> **YOUR INSTRUCTIONS**
Tally up the lines where the string "chart" appears; reply with the number only.

> **DATA LISTING**
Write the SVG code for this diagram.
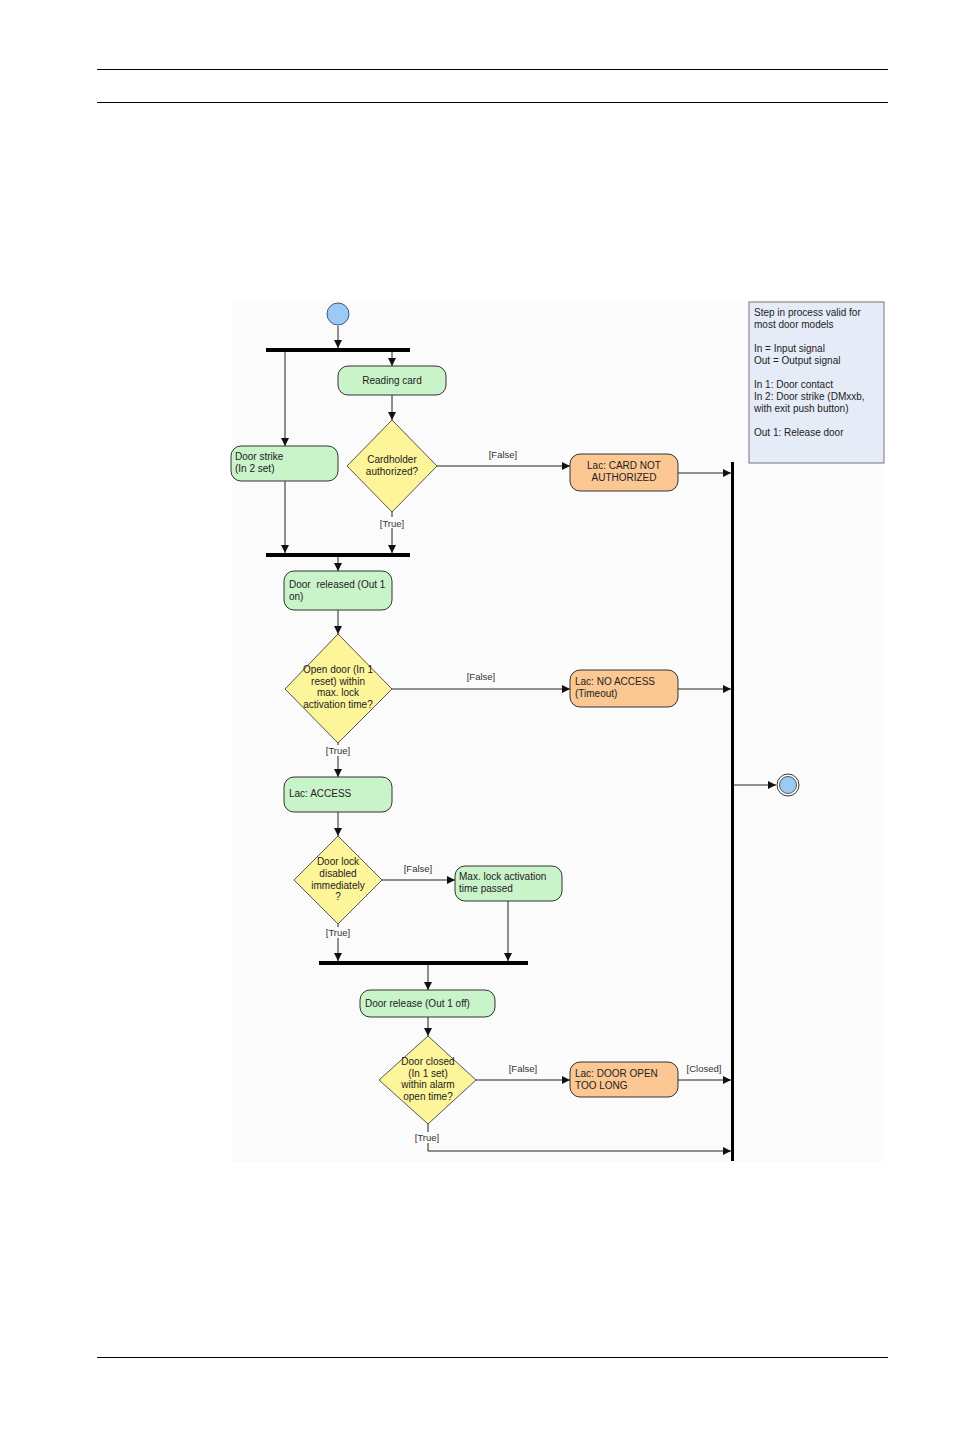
<svg xmlns="http://www.w3.org/2000/svg" width="954" height="1430" viewBox="0 0 954 1430">
<defs>
<marker id="ah" viewBox="0 0 8 8" refX="8" refY="4" markerWidth="8" markerHeight="8" markerUnits="userSpaceOnUse" orient="auto">
<path d="M0,0 L8,4 L0,8 z" fill="#111"/>
</marker>
<style>
.t{font-family:"Liberation Sans",Arial,sans-serif;font-size:10px;fill:#222}
.c{text-anchor:middle}
.lbl{font-family:"Liberation Sans",Arial,sans-serif;font-size:9.5px;fill:#333;text-anchor:middle}
.act{fill:#c9f3c9;stroke:#333;stroke-width:1}
.bad{fill:#fbc793;stroke:#333;stroke-width:1}
.dec{fill:#fdf59a;stroke:#555;stroke-width:1}
.ln{stroke:#222;stroke-width:1;fill:none}
.bar{stroke:#000;stroke-width:4}
.rule{stroke:#000;stroke-width:1}
.bg{fill:#fbfbfb}
</style>
</defs>
<rect width="954" height="1430" fill="#fff"/>
<line class="rule" x1="97" y1="69.5" x2="888" y2="69.5"/>
<line class="rule" x1="97" y1="102.5" x2="888" y2="102.5"/>
<line class="rule" x1="97" y1="1357.5" x2="888" y2="1357.5" stroke-width="1.5"/>
<rect class="bg" x="232" y="300" width="652" height="862"/>

<g id="connectors">
<line class="ln" x1="338" y1="326" x2="338" y2="348" marker-end="url(#ah)"/>
<line class="ln" x1="285" y1="352" x2="285" y2="446" marker-end="url(#ah)"/>
<line class="ln" x1="392" y1="348" x2="392" y2="366" marker-end="url(#ah)"/>
<line class="ln" x1="392" y1="395" x2="392" y2="420" marker-end="url(#ah)"/>
<line class="ln" x1="437" y1="466" x2="570" y2="466" marker-end="url(#ah)"/>
<text class="lbl" x="503" y="458">[False]</text>
<line class="ln" x1="678" y1="473" x2="731" y2="473" marker-end="url(#ah)"/>
<line class="ln" x1="392" y1="512" x2="392" y2="553" marker-end="url(#ah)"/>
<rect class="bg" x="376" y="517" width="32" height="11"/>
<text class="lbl" x="392" y="527">[True]</text>
<line class="ln" x1="285" y1="481" x2="285" y2="553" marker-end="url(#ah)"/>
<line class="ln" x1="338" y1="557" x2="338" y2="571" marker-end="url(#ah)"/>
<line class="ln" x1="338" y1="610" x2="338" y2="634" marker-end="url(#ah)"/>
<line class="ln" x1="392" y1="689" x2="570" y2="689" marker-end="url(#ah)"/>
<text class="lbl" x="481" y="680">[False]</text>
<line class="ln" x1="678" y1="689" x2="731" y2="689" marker-end="url(#ah)"/>
<line class="ln" x1="338" y1="743" x2="338" y2="777" marker-end="url(#ah)"/>
<rect class="bg" x="322" y="745" width="32" height="11"/>
<text class="lbl" x="338" y="754">[True]</text>
<line class="ln" x1="338" y1="812" x2="338" y2="836" marker-end="url(#ah)"/>
<line class="ln" x1="382" y1="880" x2="455" y2="880" marker-end="url(#ah)"/>
<text class="lbl" x="418" y="872">[False]</text>
<line class="ln" x1="508" y1="901" x2="508" y2="961" marker-end="url(#ah)"/>
<line class="ln" x1="338" y1="924" x2="338" y2="961" marker-end="url(#ah)"/>
<rect class="bg" x="322" y="927" width="32" height="11"/>
<text class="lbl" x="338" y="936">[True]</text>
<line class="ln" x1="428" y1="965" x2="428" y2="990" marker-end="url(#ah)"/>
<line class="ln" x1="428" y1="1017" x2="428" y2="1036" marker-end="url(#ah)"/>
<line class="ln" x1="476" y1="1080" x2="570" y2="1080" marker-end="url(#ah)"/>
<text class="lbl" x="523" y="1072">[False]</text>
<line class="ln" x1="678" y1="1080" x2="731" y2="1080" marker-end="url(#ah)"/>
<text class="lbl" x="704" y="1072">[Closed]</text>
<polyline class="ln" points="428,1124 428,1151 731,1151" marker-end="url(#ah)"/>
<rect class="bg" x="412" y="1132" width="32" height="11"/>
<text class="lbl" x="427" y="1141">[True]</text>
<line class="ln" x1="733" y1="785" x2="776" y2="785" marker-end="url(#ah)"/>
</g>

<g id="start"><circle cx="338" cy="314" r="11" fill="#9ccaf5" stroke="#3a5a80" stroke-width="1"/></g>
<g id="fork1"><line class="bar" x1="266" y1="350" x2="410" y2="350"/></g>
<g id="join1"><line class="bar" x1="266" y1="555" x2="410" y2="555"/></g>
<g id="join2"><line class="bar" x1="319" y1="963" x2="528" y2="963"/></g>
<g id="joinEnd"><line x1="732.5" y1="462" x2="732.5" y2="1161" stroke="#000" stroke-width="3"/></g>
<g id="end"><circle cx="788" cy="785" r="11" fill="#fff" stroke="#333" stroke-width="1"/><circle cx="788" cy="785" r="8.5" fill="#9ccaf5" stroke="#333" stroke-width="0.8"/></g>

<g id="reading"><rect class="act" x="338" y="366" width="108" height="29" rx="10"/><text class="t c" x="392" y="384">Reading card</text></g>
<g id="doorstrike"><rect class="act" x="231" y="446" width="107" height="35" rx="10"/><text class="t" x="235" y="460">Door strike</text><text class="t" x="235" y="472">(In 2 set)</text></g>
<g id="cardholder"><polygon class="dec" points="392,420 437,466 392,512 347,466"/><text class="t c" x="392" y="463">Cardholder</text><text class="t c" x="392" y="475">authorized?</text></g>
<g id="cardnot"><rect class="bad" x="570" y="454" width="108" height="37" rx="10"/><text class="t c" x="624" y="469">Lac: CARD NOT</text><text class="t c" x="624" y="481">AUTHORIZED</text></g>
<g id="released"><rect class="act" x="284" y="571" width="108" height="39" rx="10"/><text class="t" x="289" y="588">Door <tspan dx="3">released (Out 1</tspan></text><text class="t" x="289" y="600">on)</text></g>
<g id="opendoor"><polygon class="dec" points="338,634 392,689 338,743 285,689"/><text class="t c" x="338" y="673">Open door (In 1</text><text class="t c" x="338" y="685">reset) within</text><text class="t c" x="338" y="696">max. lock</text><text class="t c" x="338" y="708">activation time?</text></g>
<g id="noaccess"><rect class="bad" x="570" y="670" width="108" height="37" rx="10"/><text class="t" x="575" y="685">Lac: NO ACCESS</text><text class="t" x="575" y="697">(Timeout)</text></g>
<g id="access"><rect class="act" x="284" y="777" width="108" height="35" rx="10"/><text class="t" x="289" y="797">Lac: ACCESS</text></g>
<g id="doorlock"><polygon class="dec" points="338,836 382,880 338,924 294,880"/><text class="t c" x="338" y="865">Door lock</text><text class="t c" x="338" y="877">disabled</text><text class="t c" x="338" y="889">immediately</text><text class="t c" x="338" y="900">?</text></g>
<g id="maxlock"><rect class="act" x="455" y="866" width="107" height="35" rx="10"/><text class="t" x="459" y="880">Max. lock activation</text><text class="t" x="459" y="892">time passed</text></g>
<g id="release"><rect class="act" x="360" y="990" width="135" height="27" rx="10"/><text class="t" x="365" y="1007">Door release (Out 1 off)</text></g>
<g id="doorclosed"><polygon class="dec" points="428,1036 476,1080 428,1124 379,1080"/><text class="t c" x="428" y="1065">Door closed</text><text class="t c" x="428" y="1077">(In 1 set)</text><text class="t c" x="428" y="1088">within alarm</text><text class="t c" x="428" y="1100">open time?</text></g>
<g id="dooropen"><rect class="bad" x="570" y="1062" width="108" height="35" rx="10"/><text class="t" x="575" y="1077">Lac: DOOR OPEN</text><text class="t" x="575" y="1089">TOO LONG</text></g>

<g id="legend"><rect x="749" y="302" width="135" height="161" fill="#e6ebf8" stroke="#777" stroke-width="1"/>
<text class="t" x="754" y="316" font-size="9.5">Step in process valid for</text>
<text class="t" x="754" y="328" font-size="9.5">most door models</text>
<text class="t" x="754" y="352" font-size="9.5">In = Input signal</text>
<text class="t" x="754" y="364" font-size="9.5">Out = Output signal</text>
<text class="t" x="754" y="388" font-size="9.5">In 1: Door contact</text>
<text class="t" x="754" y="400" font-size="9.5">In 2: Door strike (DMxxb,</text>
<text class="t" x="754" y="412" font-size="9.5">with exit push button)</text>
<text class="t" x="754" y="436" font-size="9.5">Out 1: Release door</text>
</g>
</svg>
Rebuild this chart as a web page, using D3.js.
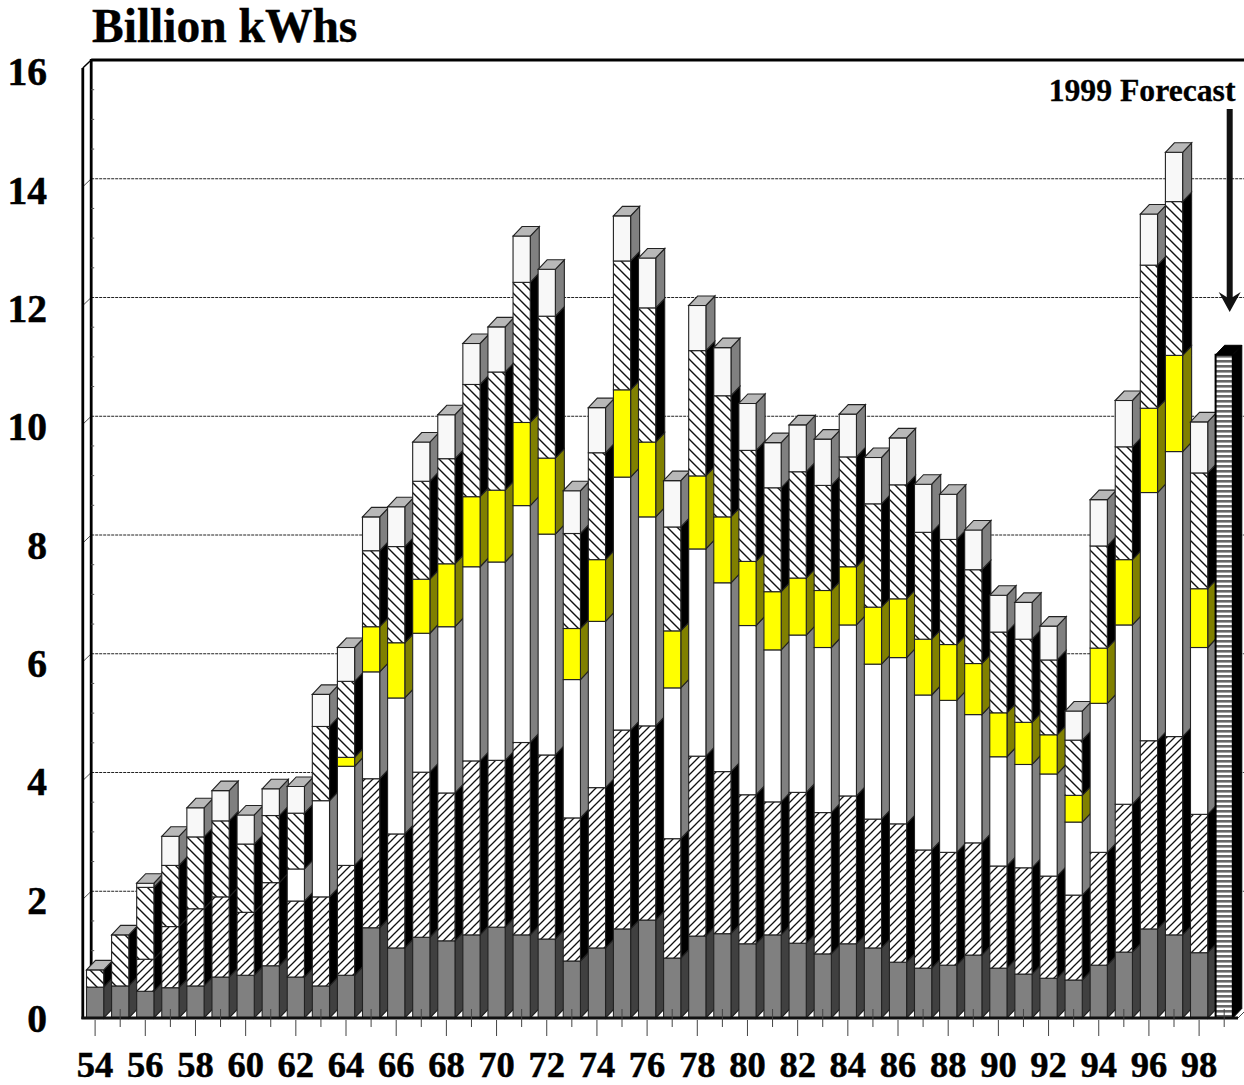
<!DOCTYPE html>
<html>
<head>
<meta charset="utf-8">
<title>Billion kWhs</title>
<script src="https://cdn.jsdelivr.net/npm/d3@7/dist/d3.min.js"></script>
<style>
  html, body { margin: 0; padding: 0; background: #fff; overflow: hidden; }
  svg { display: block; }
</style>
</head>
<body>
<svg id="chart" width="1244" height="1085"></svg>
<script>
// Annual generation by source, billion kWh, stacked bottom to top.
const years = d3.range(54, 100).map(String);

const baseLoad = [.52,.54,.45,.51,.54,.69,.72,.88,.69,.54,.72,1.52,1.18,1.36,1.30,1.40,1.53,1.40,1.33,.96,1.18,1.50,1.65,1.01,1.38,1.42,1.25,1.40,1.26,1.08,1.25,1.18,.94,.84,.89,1.06,.84,.74,.67,.64,.89,1.11,1.50,1.40,1.10];
const lowerHatch = [0,0,.54,1.03,1.30,1.35,1.06,1.40,1.28,1.50,1.85,2.51,1.92,2.78,2.49,2.93,2.81,3.24,3.10,2.41,2.70,3.35,3.27,2.01,3.03,2.73,2.51,2.24,2.54,2.38,2.49,2.17,2.33,1.99,1.90,1.89,1.72,1.79,1.72,1.43,1.90,2.49,3.17,3.34,2.33];
const plainBand = [0,0,0,0,0,0,0,0,.54,1.62,1.67,1.80,2.29,2.34,2.80,3.27,3.34,3.99,3.72,2.33,2.80,4.26,3.52,2.54,3.49,3.18,2.85,2.56,2.65,2.78,2.88,2.61,2.80,2.61,2.56,2.16,1.84,1.74,1.72,1.23,2.51,3.02,4.18,4.80,2.81];
const yellowBand = [0,0,0,0,0,0,0,0,0,0,.15,.76,.93,.91,1.06,1.18,1.21,1.40,1.28,.86,1.04,1.47,1.26,.96,1.23,1.11,1.08,.98,.96,.96,.98,.96,.99,.94,.94,.86,.74,.71,.66,.45,.93,1.10,1.42,1.62,.99];
const upperHatch = [.29,.86,1.21,1.03,1.21,1.28,1.15,1.13,.94,1.25,1.28,1.28,1.62,1.65,1.77,1.89,1.99,2.36,2.39,1.60,1.80,2.17,2.26,1.75,2.11,2.04,1.87,1.75,1.79,1.77,1.85,1.74,1.92,1.80,1.77,1.58,1.36,1.40,1.26,.93,1.72,1.90,2.41,2.59,1.95];
const capBand = [0,0,.07,.49,.49,.51,.49,.45,.45,.54,.57,.57,.67,.66,.74,.69,.76,.78,.79,.72,.76,.76,.84,.78,.76,.81,.79,.76,.79,.78,.72,.78,.79,.81,.76,.67,.62,.62,.57,.49,.78,.78,.86,.83,.86];

const forecastYear = "99";
const forecastTotal = 11.17;
const valueTicks = d3.range(0, 17, 2);
const gridTicks = d3.range(2, 16, 2);
const minorTicks = d3.range(.5, 16, .5).filter(v => v % 2 !== 0);

const seriesKeys = ["baseLoad", "lowerHatch", "plainBand", "yellowBand", "upperHatch", "capBand"];
const seriesColumns = { baseLoad, lowerHatch, plainBand, yellowBand, upperHatch, capBand };
const frontFill = {
  baseLoad: "#808080", lowerHatch: "url(#hatchUp)", plainBand: "#ffffff",
  yellowBand: "#ffff00", upperHatch: "url(#hatchDown)", capBand: "#f8f8f8"
};
const sideFill = {
  baseLoad: "#404040", lowerHatch: "#000000", plainBand: "#808080",
  yellowBand: "#808000", upperHatch: "#000000", capBand: "#808080"
};

const depth = 8;          // wall offset
const barDepthX = 9;      // bar side offset
const barDepthY = 9.5;
const serif = "'Liberation Serif', 'Times New Roman', serif";

const svg = d3.select("#chart");

const x = d3.scaleBand().domain(years).range([86.5, 1232.8]).paddingInner(0.314).paddingOuter(0);
const y = d3.scaleLinear().domain([0, 16]).range([1018, 68]);
const yLabels = d3.scaleLinear().domain([0, 16]).range([1019, 72]);

// Fill patterns for the hatched bands and the forecast column.
const defs = svg.append("defs");
const hatch = (id, size, d, w) => defs.append("pattern").attr("id", id)
    .attr("patternUnits", "userSpaceOnUse").attr("width", size).attr("height", size)
  .call(p => p.append("rect").attr("width", size).attr("height", size).attr("fill", "#fff"))
  .call(p => p.append("path").attr("d", d).attr("stroke", "#111").attr("stroke-width", w));
hatch("hatchUp", 8, "M-2,2 L2,-2 M0,8 L8,0 M6,10 L10,6", 1.3);
hatch("hatchDown", 10, "M-2,8 L2,12 M0,0 L10,10 M8,-2 L12,2", 1.4);
defs.append("pattern").attr("id", "stripes").attr("patternUnits", "userSpaceOnUse")
    .attr("width", 8).attr("height", 5)
  .call(p => p.append("rect").attr("width", 8).attr("height", 5).attr("fill", "#fff"))
  .call(p => p.append("rect").attr("width", 8).attr("height", 2.6).attr("fill", "#666"));

// Gridlines on the back wall, with their short return across the side wall.
const wallFront = 82.8;
const wallBack = 91.2;
const rightEdge = 1244;
const grid = svg.append("g").attr("fill", "none").attr("stroke", "#222").attr("stroke-width", 1);
grid.selectAll(".grid").data(gridTicks).join("line").attr("class", "grid")
  .attr("x1", wallBack).attr("x2", rightEdge)
  .attr("y1", d => y(d) - depth).attr("y2", d => y(d) - depth)
  .attr("stroke-dasharray", "3,1");
grid.selectAll(".return").data(gridTicks).join("line").attr("class", "return")
  .attr("x1", wallFront).attr("x2", wallBack)
  .attr("y1", d => y(d)).attr("y2", d => y(d) - depth)
  .attr("stroke-width", .8);

// Walls of the box and the floor edge.
const frame = svg.append("g").attr("fill", "none").attr("stroke", "#000");
frame.append("line").attr("x1", wallFront).attr("x2", wallFront)
  .attr("y1", y(16)).attr("y2", y(0) + 1).attr("stroke-width", 2.8);
frame.append("line").attr("x1", wallBack).attr("x2", wallBack)
  .attr("y1", y(16) - depth - 1).attr("y2", y(0) - depth).attr("stroke-width", 2.8);
frame.append("line").attr("x1", wallBack).attr("x2", rightEdge)
  .attr("y1", y(16) - depth).attr("y2", y(16) - depth).attr("stroke-width", 3);
frame.append("line").attr("x1", wallFront).attr("x2", wallBack)
  .attr("y1", y(16)).attr("y2", y(16) - depth).attr("stroke-width", 1.5);
frame.selectAll(".minor").data(minorTicks).join("line").attr("class", "minor")
  .attr("x1", wallBack).attr("x2", wallBack + 3)
  .attr("y1", d => y(d) - depth).attr("y2", d => y(d) - depth)
  .attr("stroke", "#555").attr("stroke-width", 1);

// Stacked bars, left to right so each one overlaps its neighbour's side face.
const stacked = d3.stack().keys(seriesKeys)(years.slice(0, -1).map((year, i) => {
  const row = { year };
  seriesKeys.forEach(k => { row[k] = seriesColumns[k][i]; });
  return row;
}));
const bandWidth = x.bandwidth();

const sideFace = (xLeft, y0, y1) => {
  const r = xLeft + bandWidth;
  return `M${r},${y0}L${r + barDepthX},${y0 - barDepthY}L${r + barDepthX},${y1 - barDepthY}L${r},${y1}Z`;
};
const topFace = (xLeft, yTop) => {
  const r = xLeft + bandWidth;
  return `M${xLeft},${yTop}L${xLeft + barDepthX},${yTop - barDepthY}L${r + barDepthX},${yTop - barDepthY}L${r},${yTop}Z`;
};

const bars = svg.append("g").attr("stroke", "#222").attr("stroke-width", 1.1)
  .attr("stroke-linejoin", "miter");

years.slice(0, -1).forEach((year, i) => {
  const left = x(year);
  const g = bars.append("g").attr("class", "bar");
  stacked.forEach(layer => {
    const [v0, v1] = layer[i];
    if (v1 <= v0) return;
    g.append("path").attr("d", sideFace(left, y(v0), y(v1)))
      .attr("fill", sideFill[layer.key]);
    g.append("rect").attr("x", left).attr("y", y(v1))
      .attr("width", bandWidth).attr("height", y(v0) - y(v1))
      .attr("fill", frontFill[layer.key]);
  });
  const total = stacked[stacked.length - 1][i][1];
  g.append("path").attr("d", topFace(left, y(total))).attr("fill", "#b8b8b8");
});

// Forecast column in its striped fill with a black side and top.
const forecast = svg.append("g").attr("class", "forecast");
const fLeft = x(forecastYear);
forecast.append("path").attr("d", sideFace(fLeft, y(0), y(forecastTotal)))
  .attr("fill", "#000").attr("stroke", "#000");
forecast.append("path").attr("d", topFace(fLeft, y(forecastTotal)))
  .attr("fill", "#000").attr("stroke", "#000");
forecast.append("rect").attr("x", fLeft).attr("y", y(forecastTotal))
  .attr("width", bandWidth).attr("height", y(0) - y(forecastTotal))
  .attr("fill", "url(#stripes)").attr("stroke", "#000").attr("stroke-width", 2);

// Floor edge over the feet of the bars.
svg.append("line").attr("x1", wallFront - 1.4).attr("x2", 1238)
  .attr("y1", y(0)).attr("y2", y(0)).attr("stroke", "#111").attr("stroke-width", 3.2);
svg.append("line").attr("x1", 1238).attr("x2", 1238 + depth)
  .attr("y1", y(0)).attr("y2", y(0) - depth).attr("stroke", "#444").attr("stroke-width", 1);

// Value axis, labels only.
const valueAxis = svg.append("g").attr("transform", "translate(47,0)")
  .call(d3.axisLeft(yLabels).tickValues(valueTicks).tickSize(0).tickPadding(0));
valueAxis.select(".domain").remove();
valueAxis.attr("font-family", serif).attr("font-size", 39.5).attr("font-weight", "bold");
valueAxis.selectAll("text").attr("fill", "#000").attr("stroke", "#000").attr("stroke-width", .5);

// Year axis: long ticks and labels on even years, short ticks on odd ones.
const yearAxis = svg.append("g").attr("transform", `translate(0,${y(0)})`)
  .call(d3.axisBottom(x).tickSizeOuter(0).tickFormat(d => (+d % 2 === 0 ? d : "")));
yearAxis.select(".domain").remove();
yearAxis.attr("font-family", serif).attr("font-size", 36.5).attr("font-weight", "bold");
yearAxis.selectAll("line")
  .attr("stroke", "#444").attr("stroke-width", 1)
  .attr("y1", d => (+d % 2 === 0 ? 2 : -9))
  .attr("y2", d => (+d % 2 === 0 ? 18 : 9));
yearAxis.selectAll("text").attr("fill", "#000").attr("stroke", "#000").attr("stroke-width", .5)
  .attr("y", 59).attr("dy", 0);

// Titles and the forecast call-out.
svg.append("text").attr("x", 92).attr("y", 42)
  .attr("font-family", serif).attr("font-size", 47.5).attr("font-weight", "bold")
  .attr("stroke", "#000").attr("stroke-width", .4)
  .text("Billion kWhs");
svg.append("text").attr("x", 1235.5).attr("y", 101).attr("text-anchor", "end")
  .attr("font-family", serif).attr("font-size", 31.7).attr("font-weight", "bold")
  .attr("stroke", "#000").attr("stroke-width", .3)
  .text("1999 Forecast");

const arrowX = x(forecastYear) + bandWidth / 2 + 5.5;
const arrow = svg.append("g").attr("fill", "#111");
arrow.append("rect").attr("x", arrowX - 3).attr("y", 109).attr("width", 6).attr("height", 192);
arrow.append("path").attr("d",
  `M${arrowX},312L${arrowX - 11},292L${arrowX},299L${arrowX + 11},292Z`);
</script>
</body>
</html>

> **FULL RESPONSE**
3